The combined walking and biking loop would be the first of its kind in the country and has been promoted as having the potential to drive tourism.

“It will be a bucket-list tourist destination that strengthens the fabrics of our rural communities and broadens the tourist appeal of all Missouri,” said Rep. Bruce Sassmann, a Bland Republican who offered the $5 million amendment last week.

Sassmann’s amendment is significantly pared back from the $69 million proposal pushed by the governor’s office and House last year. It also targets specific parts of the trail where local municipalities are interested in its development or have received grants in support. The funding would go toward development west of Eldon and east of Belle. None of the money will be spent developing the trail between Belle and Eldon.

“This amendment is respectful to those portions along the trail that are excited and enthusiastic about trail development, and it also respectful to those folks that are not ready for the trail to be developed,” he said from the House floor.

Sassmann said he knows the communities of Cole Camp, Stover, Versailles, Barnett, Eldon, Belle, Owensville, Rosebud, Gerald and Beaufort, among others, are engaged and enthusiastic about building the trail. In Mid-Missouri, the trail is also scheduled to run through the communities of Eugene, Meta, Argyle, Freeburg and Canaan.

Eldon, Versailles, Belle and Owensville have received grant funding and several more local governments are applying for grants, Sassmann said.

The state has also received a grant, worth about $2.7 million, to advance the trail, said Mike Sutherland, deputy director of the Missouri Department of Natural Resources, which oversees state parks.

When considering Sassmann’s amendment, Republican members of the House noted unfunded repair needs at other state parks, such as $50 million in repairs needed along the Katy Trail, and reiterated concerns from landowners around the trail, adding that the Missouri Farm Bureau was against it as a property rights issue.

In February, an eight-year-long lawsuit on the behalf of some landowners along the Rock Island corridor was settled.
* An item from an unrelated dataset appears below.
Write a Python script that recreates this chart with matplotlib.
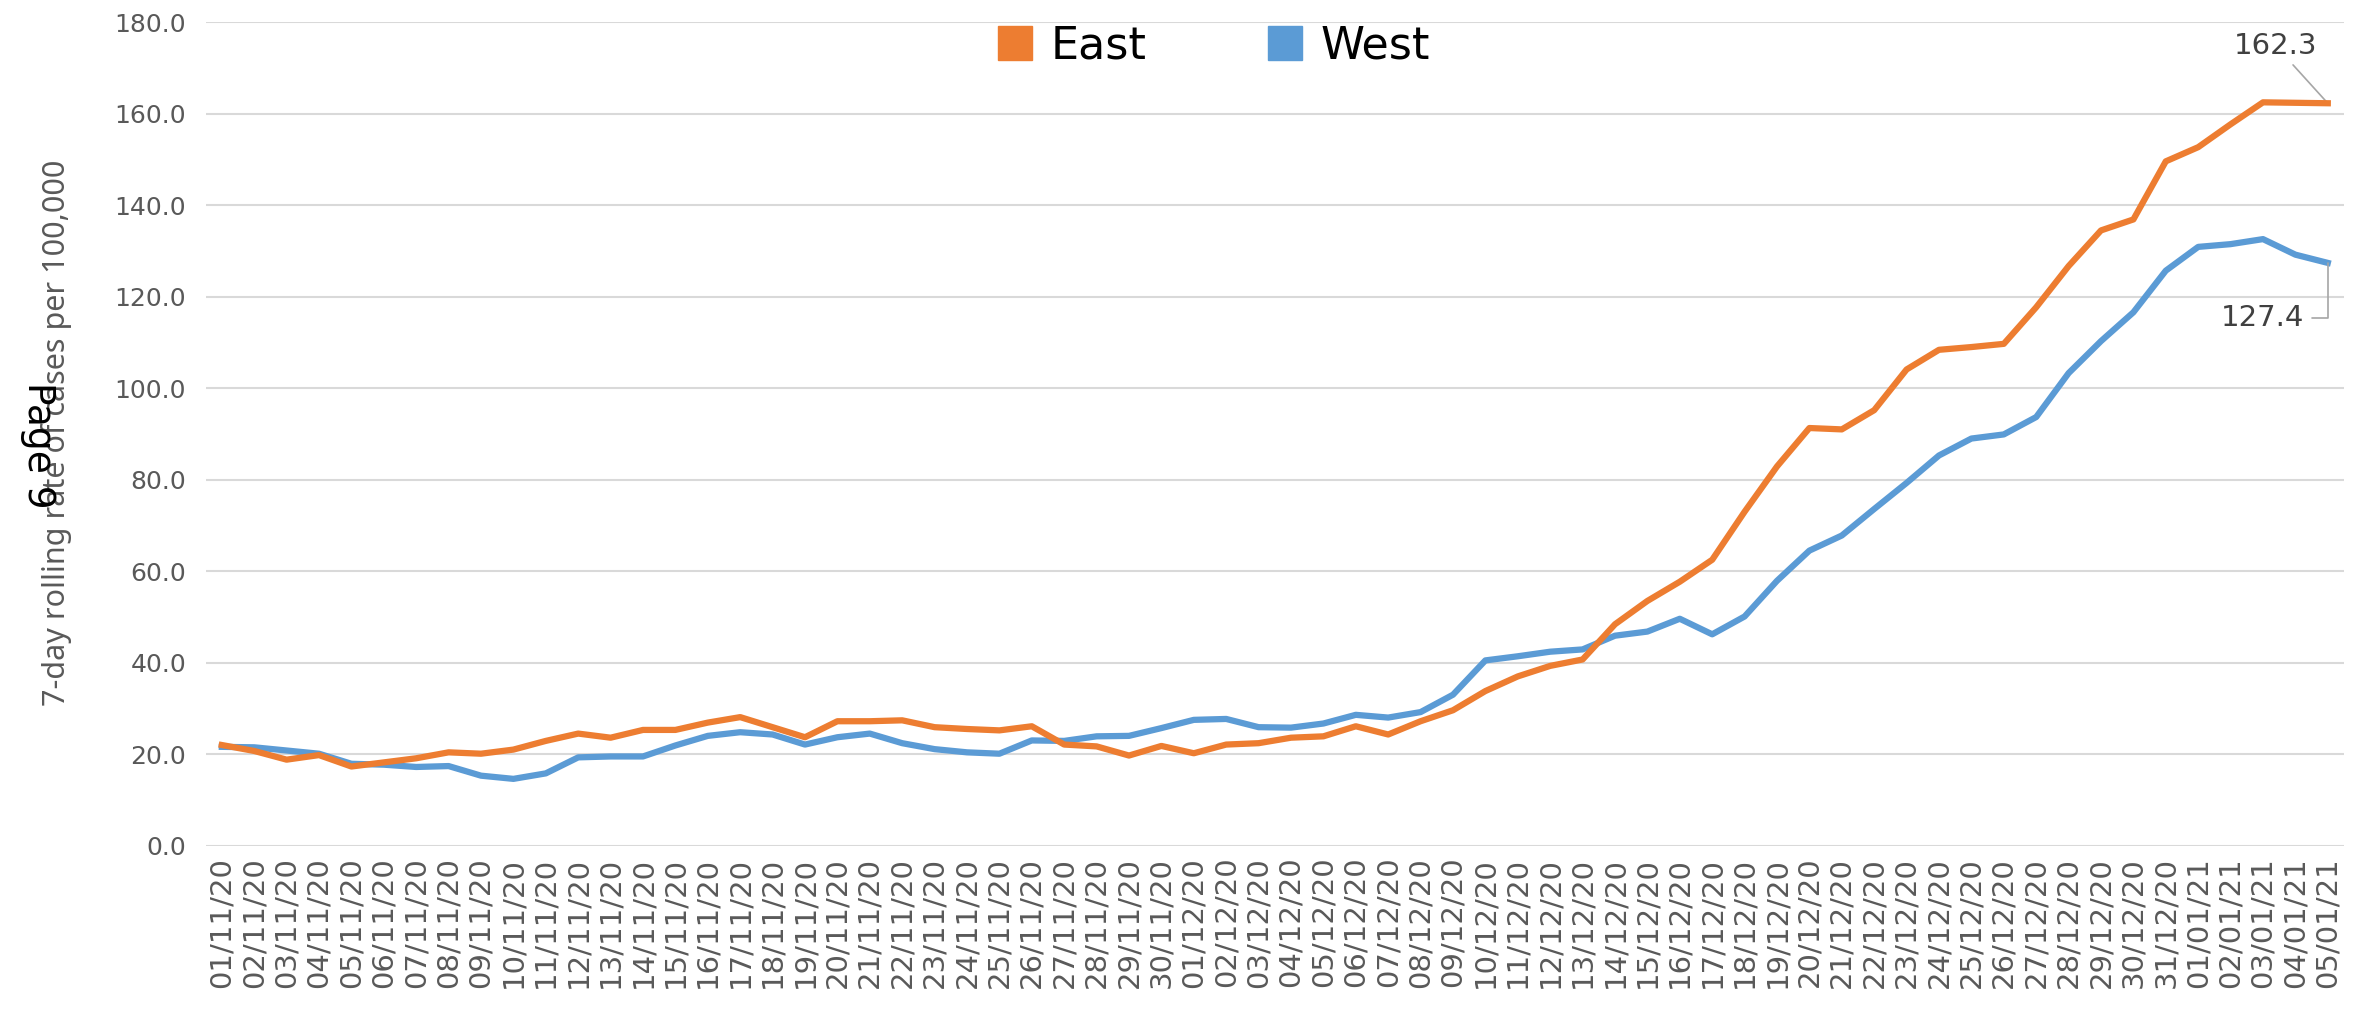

The Federal Appeals Court in Washington ruled the landowners were entitled to compensation, which would be paid by the federal government.

Sassmann noted the federal government is actively paying landowners and that the trail would align with several of Farm Bureau priorities, including promoting the state’s agritourism industry and outdoor activities.

Rep. Mike McGirl, R-Potosi, spoke in favor of Sassmann’s amendment because he said it carved out areas where there might still be ongoing discussions about landowner compensation. The trail would run through his district.

Rep. Tim Taylor, R-Bunceton, also spoke in favor of the amendment, noting his vote was in opposition to the Farm Bureau and Missouri Cattlemen’s Association. Taylor owns a business along the Katy Trail and said it’s been beneficial for economic growth. He sees the Rock Island Trail as another vehicle for rural economic development.

“If anybody in here thinks that there aren’t always going to be unfunded needs for every park — you have unfunded needs for your own homes for crying out loud — we will never, ever get to the end of unfunded needs for our state parks,” Taylor said, “so to use that as an example of why we shouldn’t spend $5 million to keep up with what is already there seems not very fair.”

Rep. Peter Merideth, a St. Louis Democrat and the ranking minority member of the House Budget Committee, backed the amendment as well, describing it as a “healthy way to step back from the bigger proposal that was last year.”